(Data records)

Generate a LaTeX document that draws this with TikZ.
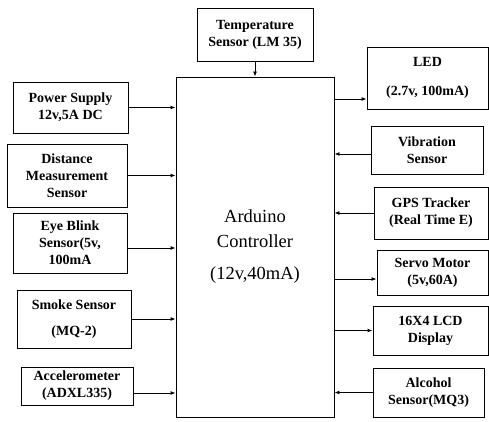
\documentclass[tikz,border=0pt]{standalone}
\usepackage{fontspec}
\setmainfont{Liberation Serif}
\usetikzlibrary{arrows.meta}

\tikzset{
  blk/.style={draw, line width=0.9pt, align=center, inner sep=0pt,
    font=\fontsize{14}{17}\selectfont\bfseries},
  arr/.style={-{Latex[length=5pt,width=4pt]}, line width=0.9pt},
}

\begin{document}
\begin{tikzpicture}[x=1pt,y=-1pt]
\useasboundingbox (0,0) rectangle (489,422);

% controller
\node [draw, line width=0.9pt, align=center, minimum width=158pt, minimum height=340pt,
  font=\fontsize{18.5}{25}\selectfont] (ctrl) at (255,247) {Arduino\\Controller\\[7pt](12v,40mA)};

\node [blk, minimum width=116pt, minimum height=53pt] (temp) at (255,34.5) {Temperature\\Sensor (LM 35)};
\draw[arr] (temp.south) -- (ctrl.north);

% inputs on the left
\node [blk, minimum width=115pt, minimum height=51pt] (power) at (70.5,107.5) {Power Supply\\12v,5A DC};
\node [blk, minimum width=120pt, minimum height=63pt] (dist) at (67,175.5) {Distance\\Measurement\\Sensor};
\node [blk, minimum width=114pt, minimum height=60pt] (eye) at (70,243) {Eye Blink\\Sensor(5v,\\100mA};
\node [blk, minimum width=114pt, minimum height=58pt] (smoke) at (74,319) {Smoke Sensor\\[9pt](MQ-2)};
\node [blk, minimum width=112pt, minimum height=38pt] (accel) at (77,386) {Accelerometer\\(ADXL335)};

\coordinate (eyeout) at ([yshift=-5pt]eye.east);
\coordinate (accelout) at ([yshift=-7pt]accel.east);

\draw[arr] (power.east) -- (power.east -| ctrl.west);
\draw[arr] (dist.east) -- (dist.east -| ctrl.west);
\draw[arr] (eyeout) -- (eyeout -| ctrl.west);
\draw[arr] (smoke.east) -- (smoke.east -| ctrl.west);
\draw[arr] (accelout) -- (accelout -| ctrl.west);

% right side
\node [blk, minimum width=121pt, minimum height=62pt] (led) at (427.5,78) {LED\\[12pt](2.7v, 100mA)};
\node [blk, minimum width=112pt, minimum height=48pt] (vib) at (427,150) {Vibration\\Sensor};
\node [blk, minimum width=114pt, minimum height=52pt] (gps) at (431,213) {GPS Tracker\\(Real Time E)};
\node [blk, minimum width=111pt, minimum height=45pt] (servo) at (432.5,272.5) {Servo Motor\\(5v,60A)};
\node [blk, minimum width=115pt, minimum height=49pt] (lcd) at (430.5,330.5) {16X4 LCD\\Display};
\node [blk, minimum width=111pt, minimum height=49pt] (alc) at (428.5,392.5) {Alcohol\\Sensor(MQ3)};

\coordinate (ledin) at ([yshift=-21pt]led.west);
\coordinate (vibout) at ([yshift=-4pt]vib.west);
\coordinate (servoin) at ([yshift=-6.5pt]servo.west);

\draw[arr] (ledin -| ctrl.east) -- (ledin);
\draw[arr] (vibout) -- (vibout -| ctrl.east);
\draw[arr] (gps.west) -- (gps.west -| ctrl.east);
\draw[arr] (servoin -| ctrl.east) -- (servoin);
\draw[arr] (lcd.west -| ctrl.east) -- (lcd.west);
\draw[arr] (alc.west) -- (alc.west -| ctrl.east);

\end{tikzpicture}
\end{document}
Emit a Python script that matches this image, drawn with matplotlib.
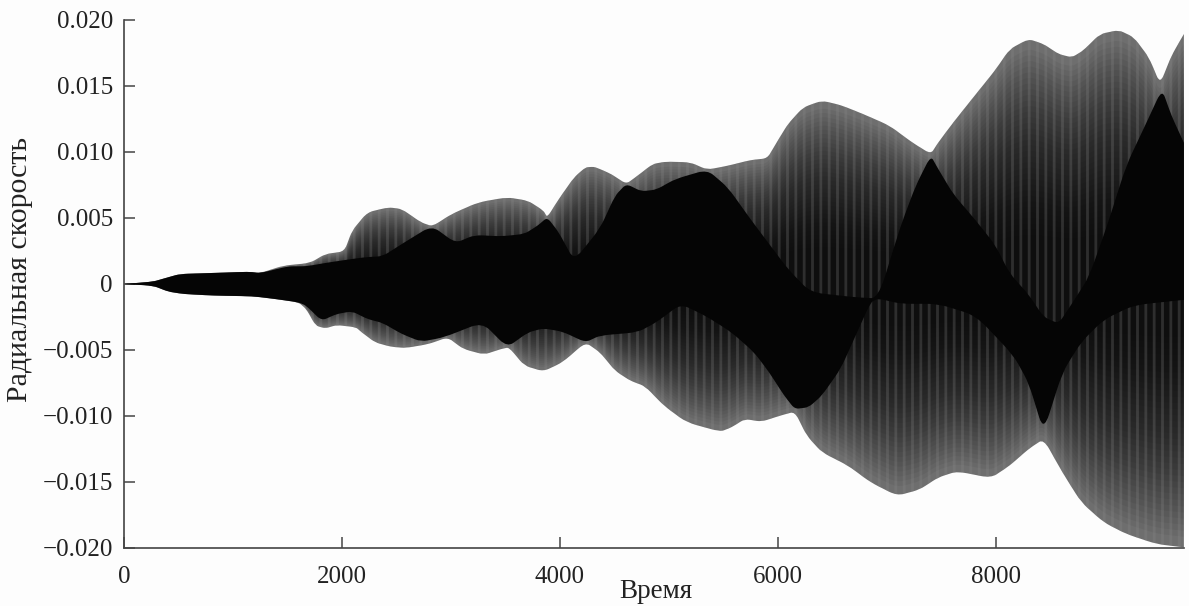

WHAT YOU SHOULD DO:
Can the lines from the start of the records through the line with "(accelout) at ([yshift=-7pt]accel.east);" be given again exactly, with the pictures left out?

COMPLETED EXERCISE:
Generate a LaTeX document that draws this with TikZ.
\documentclass[tikz,border=0pt]{standalone}
\usepackage{fontspec}
\setmainfont{Liberation Serif}
\usetikzlibrary{arrows.meta}

\tikzset{
  blk/.style={draw, line width=0.9pt, align=center, inner sep=0pt,
    font=\fontsize{14}{17}\selectfont\bfseries},
  arr/.style={-{Latex[length=5pt,width=4pt]}, line width=0.9pt},
}

\begin{document}
\begin{tikzpicture}[x=1pt,y=-1pt]
\useasboundingbox (0,0) rectangle (489,422);

% controller
\node [draw, line width=0.9pt, align=center, minimum width=158pt, minimum height=340pt,
  font=\fontsize{18.5}{25}\selectfont] (ctrl) at (255,247) {Arduino\\Controller\\[7pt](12v,40mA)};

\node [blk, minimum width=116pt, minimum height=53pt] (temp) at (255,34.5) {Temperature\\Sensor (LM 35)};
\draw[arr] (temp.south) -- (ctrl.north);

% inputs on the left
\node [blk, minimum width=115pt, minimum height=51pt] (power) at (70.5,107.5) {Power Supply\\12v,5A DC};
\node [blk, minimum width=120pt, minimum height=63pt] (dist) at (67,175.5) {Distance\\Measurement\\Sensor};
\node [blk, minimum width=114pt, minimum height=60pt] (eye) at (70,243) {Eye Blink\\Sensor(5v,\\100mA};
\node [blk, minimum width=114pt, minimum height=58pt] (smoke) at (74,319) {Smoke Sensor\\[9pt](MQ-2)};
\node [blk, minimum width=112pt, minimum height=38pt] (accel) at (77,386) {Accelerometer\\(ADXL335)};

\coordinate (eyeout) at ([yshift=-5pt]eye.east);
\coordinate (accelout) at ([yshift=-7pt]accel.east);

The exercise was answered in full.